L.C. Adam was always a business owned by stockholders. A. I. & L.C. Adam were major stockholders at first--others were My grandfather, H.L. Cox, F. M. Hubbard (Roy's grandad), Beemer Jones, Effie Adams Lemert, Neil McCoy, and I guess some more that I don't know about. Grandad associated with the Adams' in the 1890s and they decided to build the subject bldg. shortly after. The cornerstone says 1901.

I know that stock was passed along in wills, but I don't think any more stock was sold. Grandad was President of the Company from about 1913 +/-. Hubert was Manager of the Hardware Dept. from 1922. Harold managed the Men's wear Dept. from the late 30s. Both of them were stockholders to some extent--gifted by my Grandad I guess. Other Managers like Maurice Smith and Vic Hollister were employees, not stockholders.

In the late 40s my Grandad started failing physically and mentally. Hubert was reviewing decisions and helping run things, but Grandad was titular head til his death in '48.

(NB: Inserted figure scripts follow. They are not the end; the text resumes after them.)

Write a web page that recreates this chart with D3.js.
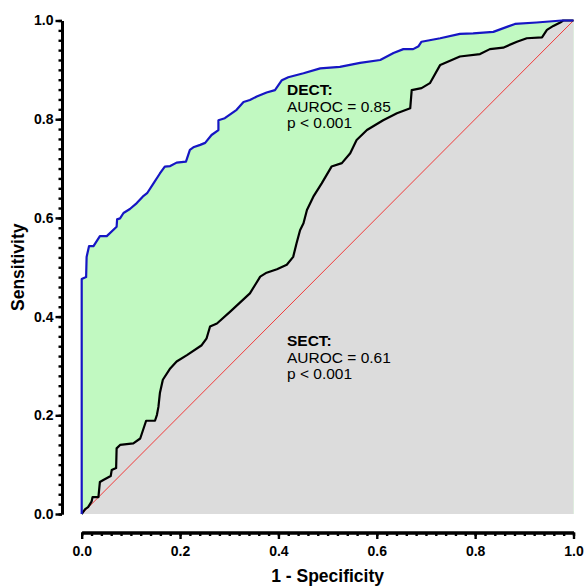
<!DOCTYPE html>
<html lang="en">
<head>
	<meta charset="utf-8">
	<title>ROC curves: DECT vs SECT</title>
	<script type="text/javascript" src="https://cdn.jsdelivr.net/npm/d3@7"></script>
	<style>
		body { margin: 0; background: white; }
		text { font-family: "Liberation Sans", Arial, sans-serif; }
		.axis path, .axis line { stroke: black; }
		.axis text { font-weight: bold; font-size: 14px; fill: black; }
	</style>
</head>
<body>
<div id="chart"></div>
<script type="text/javascript">

	// DECT curve (1 - specificity, sensitivity)
	var dectFpr = [0, 0, 0.009, 0.010, 0.015, 0.024, 0.037, 0.051, 0.071, 0.072, 0.078, 0.085, 0.098, 0.112,
		0.124, 0.133, 0.146, 0.159, 0.169, 0.180, 0.193, 0.212, 0.220, 0.227, 0.241, 0.251, 0.264, 0.278, 0.278,
		0.291, 0.315, 0.329, 0.342, 0.356, 0.376, 0.393, 0.407, 0.420, 0.451, 0.485, 0.525, 0.566, 0.607, 0.634,
		0.654, 0.674, 0.685, 0.691, 0.729, 0.769, 0.796, 0.837, 0.881, 0.925, 0.976, 1];
	var dectTpr = [0, 0.476, 0.480, 0.521, 0.543, 0.543, 0.563, 0.563, 0.582, 0.597, 0.599, 0.610, 0.618, 0.630,
		0.643, 0.650, 0.670, 0.690, 0.704, 0.705, 0.712, 0.714, 0.738, 0.743, 0.748, 0.752, 0.768, 0.778, 0.798,
		0.802, 0.819, 0.835, 0.839, 0.846, 0.854, 0.859, 0.879, 0.885, 0.893, 0.903, 0.906, 0.914, 0.920, 0.934,
		0.942, 0.942, 0.948, 0.957, 0.964, 0.973, 0.974, 0.977, 0.993, 0.996, 1.0, 1];

	// SECT curve
	var sectFpr = [0, 0.007, 0.013, 0.020, 0.022, 0.034, 0.037, 0.044, 0.059, 0.061, 0.070, 0.071, 0.078, 0.105,
		0.119, 0.131, 0.149, 0.153, 0.156, 0.159, 0.165, 0.180, 0.193, 0.214, 0.244, 0.254, 0.261, 0.275, 0.302,
		0.342, 0.363, 0.376, 0.397, 0.417, 0.430, 0.437, 0.444, 0.451, 0.458, 0.471, 0.488, 0.508, 0.529, 0.546,
		0.559, 0.580, 0.613, 0.641, 0.668, 0.671, 0.691, 0.708, 0.729, 0.769, 0.810, 0.830, 0.857, 0.885, 0.905,
		0.936, 0.946, 0.959, 0.973, 0.979, 1];
	var sectTpr = [0, 0.010, 0.014, 0.025, 0.034, 0.034, 0.065, 0.069, 0.077, 0.089, 0.093, 0.133, 0.140, 0.143,
		0.153, 0.189, 0.189, 0.201, 0.217, 0.245, 0.272, 0.295, 0.309, 0.322, 0.342, 0.356, 0.380, 0.386, 0.410,
		0.447, 0.481, 0.489, 0.496, 0.505, 0.521, 0.549, 0.575, 0.589, 0.616, 0.643, 0.670, 0.704, 0.711, 0.731,
		0.758, 0.778, 0.798, 0.812, 0.822, 0.859, 0.863, 0.873, 0.910, 0.927, 0.932, 0.942, 0.945, 0.957, 0.964,
		0.966, 0.981, 0.989, 0.996, 1.0, 1];

	// tick values
	var majorTicks = [0, 0.2, 0.4, 0.6, 0.8, 1.0];
	var minorTicks = d3.range(0, 51).map(function(i) { return i / 50; });

	// annotation text
	var dectLabel = ["DECT:", "AUROC = 0.85", "p < 0.001"];
	var sectLabel = ["SECT:", "AUROC = 0.61", "p < 0.001"];

	var width = 587, height = 586;

	var svg = d3.select("#chart").append("svg")
		.attr("width", width)
		.attr("height", height);

	var xScale = d3.scaleLinear().domain([0, 1]).range([81.7, 573.5]);
	var yScale = d3.scaleLinear().domain([0, 1]).range([514, 20.5]);

	function toPoints(xs, ys) {
		return xs.map(function(d, i) { return [d, ys[i]]; });
	}
	var dect = toPoints(dectFpr, dectTpr);
	var sect = toPoints(sectFpr, sectTpr);

	var area = d3.area()
		.x(function(d) { return xScale(d[0]); })
		.y0(yScale(0))
		.y1(function(d) { return yScale(d[1]); });

	var line = d3.line()
		.x(function(d) { return xScale(d[0]); })
		.y(function(d) { return yScale(d[1]); });

	// green = area under DECT, then grey under SECT on top
	svg.append("path").datum(dect).attr("d", area).style("fill", "#c1f9c1");
	svg.append("path").datum(sect).attr("d", area).style("fill", "#dcdcdc");

	// chance line
	svg.append("line")
		.attr("x1", xScale(0)).attr("y1", yScale(0))
		.attr("x2", xScale(1)).attr("y2", yScale(1))
		.style("stroke", "#f03c3c")
		.style("stroke-width", 1);

	svg.append("path").datum(sect).attr("d", line)
		.style("fill", "none").style("stroke", "black").style("stroke-width", 2.2)
		.style("stroke-linejoin", "round");
	svg.append("path").datum(dect).attr("d", line)
		.style("fill", "none").style("stroke", "#1616c4").style("stroke-width", 2.2)
		.style("stroke-linejoin", "round");

	// Axes (detached from plot like Prism)
	var xAxisY = 532.5, yAxisX = 62;

	var xMinor = d3.axisBottom(xScale).tickValues(minorTicks).tickSize(3.5).tickSizeOuter(0).tickFormat("");
	var xMajor = d3.axisBottom(xScale).tickValues(majorTicks).tickSize(6.5).tickSizeOuter(0)
		.tickFormat(d3.format(".1f"));
	var yMinor = d3.axisLeft(yScale).tickValues(minorTicks).tickSize(3.5).tickSizeOuter(0).tickFormat("");
	var yMajor = d3.axisLeft(yScale).tickValues(majorTicks).tickSize(6.5).tickSizeOuter(0)
		.tickFormat(d3.format(".1f"));

	var gx = svg.append("g").attr("class", "axis").attr("transform", "translate(0," + xAxisY + ")");
	gx.append("g").call(xMinor);
	gx.append("g").call(xMajor);
	gx.selectAll("text").attr("y", 13.5).attr("dy", "0.71em");

	var gy = svg.append("g").attr("class", "axis").attr("transform", "translate(" + yAxisX + ",0)");
	gy.append("g").call(yMinor);
	gy.append("g").call(yMajor);
	gy.selectAll("text").attr("x", -8.5);

	svg.selectAll(".axis path").style("stroke-width", 3);
	svg.selectAll(".axis line").style("stroke-width", 2.4);

	// Axis titles
	svg.append("text")
		.attr("x", xScale(0.5)).attr("y", 582)
		.attr("text-anchor", "middle")
		.style("font-weight", "bold").style("font-size", "17.5px")
		.text("1 - Specificity");

	svg.append("text")
		.attr("transform", "translate(24," + yScale(0.5) + ") rotate(-90)")
		.attr("text-anchor", "middle")
		.style("font-weight", "bold").style("font-size", "17.5px")
		.text("Sensitivity");

	// Annotations
	function annotate(lines, x, y) {
		svg.append("g").selectAll("text")
			.data(lines)
			.enter()
			.append("text")
			.attr("x", x)
			.attr("y", function(d, i) { return y + i * 16.5; })
			.style("font-size", "15.5px")
			.style("font-weight", function(d, i) { return i == 0 ? "bold" : "normal"; })
			.text(function(d) { return d; });
	}
	annotate(dectLabel, 287, 95);
	annotate(sectLabel, 287, 346);

</script>
</body>
</html>
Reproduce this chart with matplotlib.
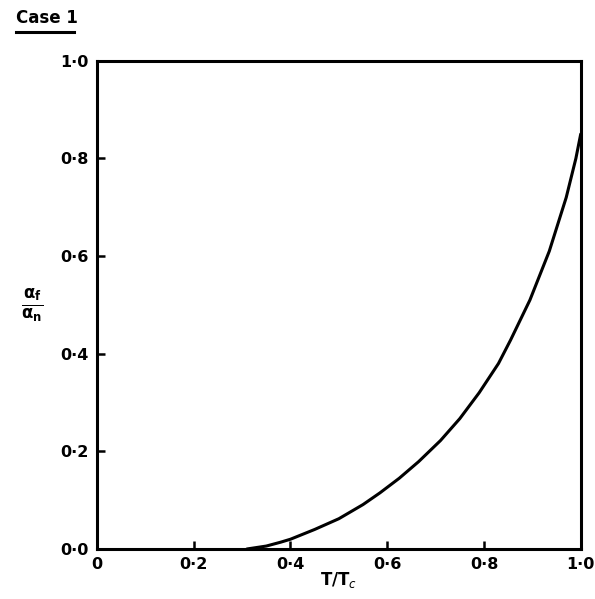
import matplotlib
matplotlib.use('Agg')
import matplotlib.pyplot as plt
from matplotlib.lines import Line2D

# Curve
t_ratio = [0.31, 0.35, 0.38, 0.40, 0.45, 0.50, 0.55, 0.585, 0.625, 0.665, 0.71,
           0.75, 0.79, 0.83, 0.855, 0.895, 0.935, 0.97, 0.99, 1.0]
alpha_ratio = [0.0, 0.006, 0.014, 0.02, 0.04, 0.062, 0.091, 0.115, 0.145, 0.179, 0.222,
               0.267, 0.32, 0.38, 0.428, 0.51, 0.61, 0.72, 0.80, 0.85]

tick_vals = [0.0, 0.2, 0.4, 0.6, 0.8, 1.0]
x_tick_labels = ['0', '0·2', '0·4', '0·6', '0·8', '1·0']
y_tick_labels = ['0·0', '0·2', '0·4', '0·6', '0·8', '1·0']

fig = plt.figure(figsize=(5.95, 5.99), dpi=100)
ax = fig.add_axes([0.163, 0.0835, 0.813, 0.815])

ax.plot(t_ratio, alpha_ratio, color='black', lw=2.2, solid_capstyle='round',
        solid_joinstyle='round')

ax.set_xlim(0, 1.0)
ax.set_ylim(0, 1.0)
ax.set_xticks(tick_vals)
ax.set_xticklabels(x_tick_labels)
ax.set_yticks(tick_vals)
ax.set_yticklabels(y_tick_labels)
ax.tick_params(direction='in', length=6, width=1.8, labelsize=11.5, pad=6)
for lab in ax.get_xticklabels() + ax.get_yticklabels():
    lab.set_fontweight('bold')

for sp in ax.spines.values():
    sp.set_linewidth(2.2)

ax.set_xlabel('T/T$_c$', fontsize=12, fontweight='bold', labelpad=-2)
ax.set_ylabel(r'$\mathbf{\frac{\alpha_f}{\alpha_n}}$', fontsize=17, rotation=0, labelpad=20, va='center')

# title with underline
fig.text(0.027, 0.970, 'Case 1', fontsize=12, fontweight='bold', ha='left', va='center')
fig.add_artist(Line2D([0.027, 0.125], [0.946, 0.946], color='black', lw=2.2))

fig.savefig('out.png', dpi=100)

In the 50s the public was starting to shop in bigger cities and the handwriting was on the wall. Gary remembers the sell off and closilng and reported it. All proceeds from the liquidation of inventory and real estate were distributed to stockholders based on he size of their holdings. My dad, Hubert elected to take over the mortuary portion of the business in lieu of a cash settlement. It was shortly after this that Hubert and Nita bought the Baird property and made it into the funeral home (it still is the funeral home, but in different hands). That was early in '55 I think. I came back after my 3 yrs in the Air Force and practiced in CV. I also lived in the funeral home and helped dad when I could.

My parents continued there as a family business until about '68, when they sold out to Miles.